The First Secretary was quite right to refer to the reform of the organisation of social work in Scotland. Perhaps he did not grasp the fact that this has nothing to do with the social services in the sense that we refer to them as being in need of reform. I welcome this proposal which I imagine will implement the Kilbrandon Report, although I hope that the Government will give us time to discuss the Bill with our constituents, and time to debate the Report before the Bill is published, because it is not entirely a non-contentious proposal.
There is no sign of any social measure to assist poverty, yet the First Secretary was speaking of social measures to assist poverty today. Family allowances are to go up, but that is not identifying and helping true poverty. The First Secretary spoke very movingly about the need to identify people in hardship and of his experiences in Scotland. He went on to say that someone ought to write a book about it, and I agree that it would be very helpful. It was discouraging to hear him in the course of this take a swipe at the market research conducted by the detergent manufacturers, because this is yet another manifestation of the contempt that this Government has for commerce, for competition, and for the whole process of selling the goods we produce.
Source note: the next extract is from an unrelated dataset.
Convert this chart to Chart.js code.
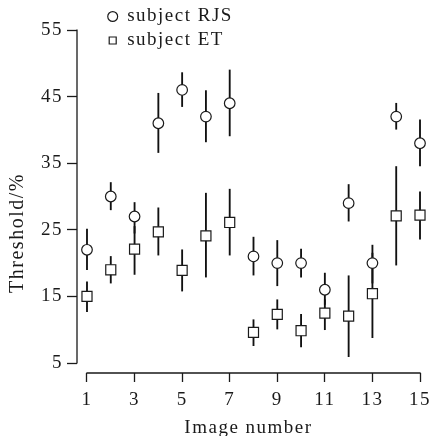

The greatest problem facing the nation and the development areas is the fact that we have lost the sense of purpose and the feeling of incentive which create the conditions in which we could expect a return to the growth of the economy, which this Government have abandoned. Although there are some welcome minor proposals in the Gracious Speech, none of these has any relevance to the primary need for a return to growth, and it is a return to growth, in the total economy, which will provide the advance for which the development areas and the whole nation so critically looks.